**GIVEN EXERCISE:**
Take the listing from its first line through the line that contains "(584,807) rectangle (1374,869);" and please retype those lines exactly, leaving out the pictures.

** Start DATA BLOCK **

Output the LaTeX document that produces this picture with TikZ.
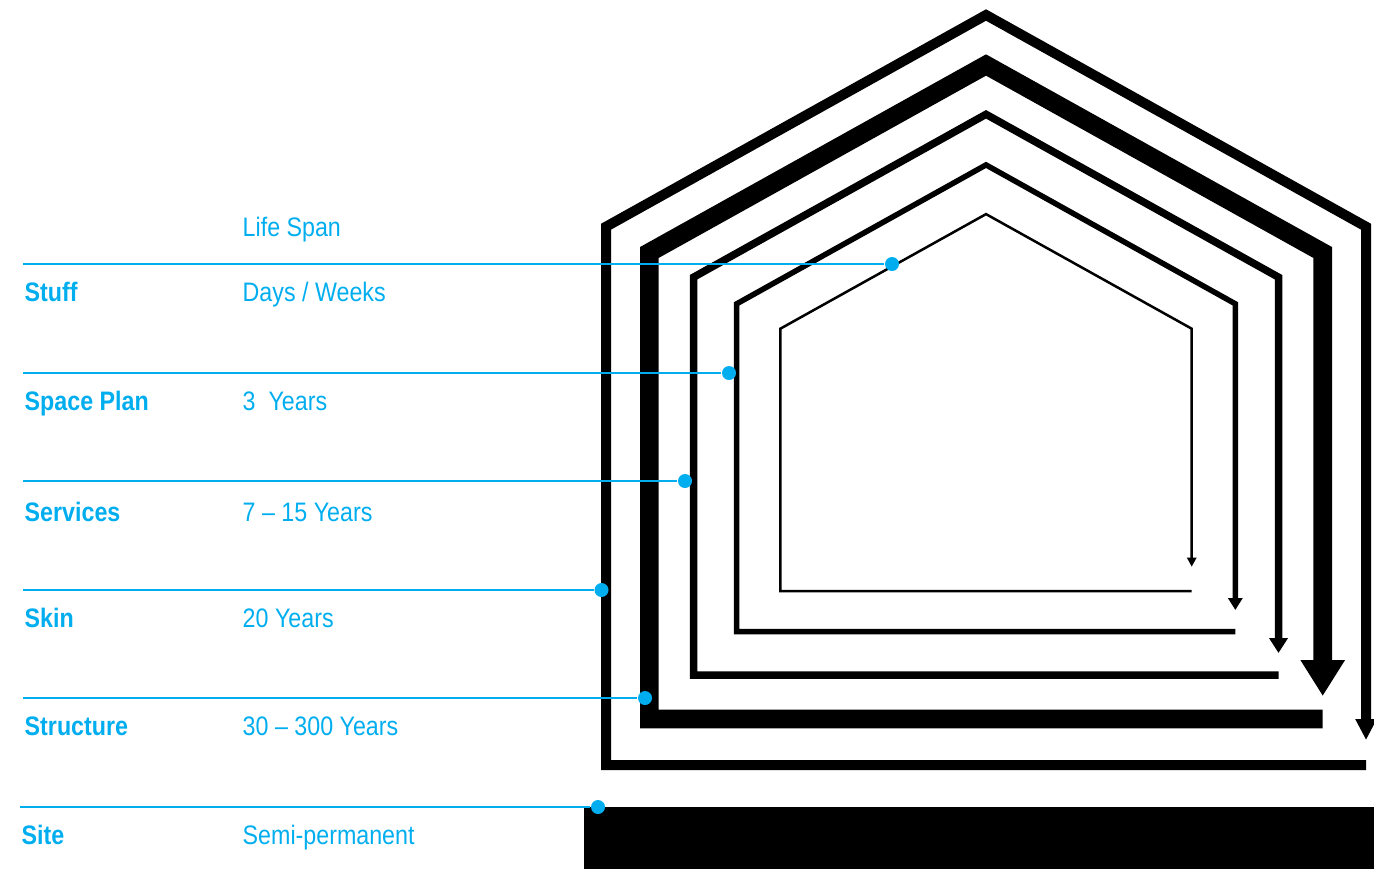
\documentclass[tikz,border=0pt]{standalone}
\usepackage{fontspec}
\setmainfont{Liberation Sans}[FakeStretch=0.87]
\usepackage{tikz}
\usetikzlibrary{arrows.meta}
\definecolor{spanblue}{HTML}{00AEEF}

\begin{document}
\begin{tikzpicture}[
    x=0.01cm, y=-0.01cm,
    font=\fontsize{7.6}{9}\selectfont,
    layer/.style={draw=black, line join=miter, line cap=butt},
    leader/.style={draw=spanblue, line width=0.23mm},
    pin/.style={circle, fill=spanblue, inner sep=0pt, minimum size=1.4mm},
    layername/.style={anchor=base west, inner sep=0pt, text=spanblue, font=\fontsize{7.6}{9}\selectfont\bfseries},
    lifespan/.style={anchor=base west, inner sep=0pt, text=spanblue}
]
\useasboundingbox (0,0) rectangle (1374,869);

% Site (ground slab)
\fill[black] (584,807) rectangle (1374,869);

% Skin (outermost house)
\draw[layer, line width=1mm, -{Triangle[width=2mm, length=2.1mm]}]
    (1366,765) -- (606,765) -- (606,226.7) -- (986,15) -- (1366,226.7) -- (1366,740);

% Structure
\draw[layer, line width=1.86mm, -{Triangle[width=4.2mm, length=3.6mm]}]
    (1322.7,719) -- (649.3,719) -- (649.3,252.5) -- (986,65) -- (1322.7,252.5) -- (1322.7,696);

% Services
\draw[layer, line width=0.75mm, -{Triangle[width=1.8mm, length=1.5mm]}]
    (1278.5,675) -- (693.5,675) -- (693.5,277.2) -- (986,114.3) -- (1278.5,277.2) -- (1278.5,653);

% Space Plan
\draw[layer, line width=0.55mm, -{Triangle[width=1.4mm, length=1.2mm]}]
    (1235.3,631.5) -- (736.7,631.5) -- (736.7,303.8) -- (986,164.9) -- (1235.3,303.8) -- (1235.3,610);

% Stuff (innermost house)
\draw[layer, line width=0.25mm, -{Triangle[width=0.9mm, length=0.9mm]}]
    (1191.7,591) -- (780.3,591) -- (780.3,328.7) -- (986,214.1) -- (1191.7,328.7) -- (1191.7,566.7);

% Pins on each layer
\node[pin] (stuffpin)     at (892,264) {};
\node[pin] (spacepin)     at (729,373) {};
\node[pin] (servicespin)  at (685,481) {};
\node[pin] (skinpin)      at (601.5,590) {};
\node[pin] (structurepin) at (645,698) {};
\node[pin] (sitepin)      at (598,807) {};

% Leader ends at the left margin
\coordinate (stuffend)     at (23,264);
\coordinate (spaceend)     at (23,373);
\coordinate (servicesend)  at (23,481);
\coordinate (skinend)      at (23,590);
\coordinate (structureend) at (23,698);
\coordinate (siteend)      at (20,807);

\draw[leader] (stuffend) -- (stuffpin);
\draw[leader] (spaceend) -- (spacepin);
\draw[leader] (servicesend) -- (servicespin);
\draw[leader] (skinend) -- (skinpin);
\draw[leader] (structureend) -- (structurepin);
\draw[leader] (siteend) -- (sitepin);

% Column heading
\node[lifespan] (head) at (242,236) {Life Span};

% Layer names
\node[layername] (stuff)     at (24,301) {Stuff};
\node[layername] (space)     at (24,410) {Space Plan};
\node[layername] (services)  at (24,521) {Services};
\node[layername] (skin)      at (24,627) {Skin};
\node[layername] (structure) at (24,735) {Structure};
\node[layername] (site)      at (21,844) {Site};

% Life spans
\node[lifespan] (stuffspan)     at (242,301) {Days / Weeks};
\node[lifespan] (spacespan)     at (242,410) {3~ Years};
\node[lifespan] (servicesspan)  at (242,521) {7 -- 15 Years};
\node[lifespan] (skinspan)      at (242,627) {20 Years};
\node[lifespan] (structurespan) at (242,735) {30 -- 300 Years};
\node[lifespan] (sitespan)      at (242,844) {Semi-permanent};

\end{tikzpicture}
\end{document}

** End DATA BLOCK **

**RESULT:**
Output the LaTeX document that produces this picture with TikZ.
\documentclass[tikz,border=0pt]{standalone}
\usepackage{fontspec}
\setmainfont{Liberation Sans}[FakeStretch=0.87]
\usepackage{tikz}
\usetikzlibrary{arrows.meta}
\definecolor{spanblue}{HTML}{00AEEF}

\begin{document}
\begin{tikzpicture}[
    x=0.01cm, y=-0.01cm,
    font=\fontsize{7.6}{9}\selectfont,
    layer/.style={draw=black, line join=miter, line cap=butt},
    leader/.style={draw=spanblue, line width=0.23mm},
    pin/.style={circle, fill=spanblue, inner sep=0pt, minimum size=1.4mm},
    layername/.style={anchor=base west, inner sep=0pt, text=spanblue, font=\fontsize{7.6}{9}\selectfont\bfseries},
    lifespan/.style={anchor=base west, inner sep=0pt, text=spanblue}
]
\useasboundingbox (0,0) rectangle (1374,869);

% Site (ground slab)
\fill[black] (584,807) rectangle (1374,869);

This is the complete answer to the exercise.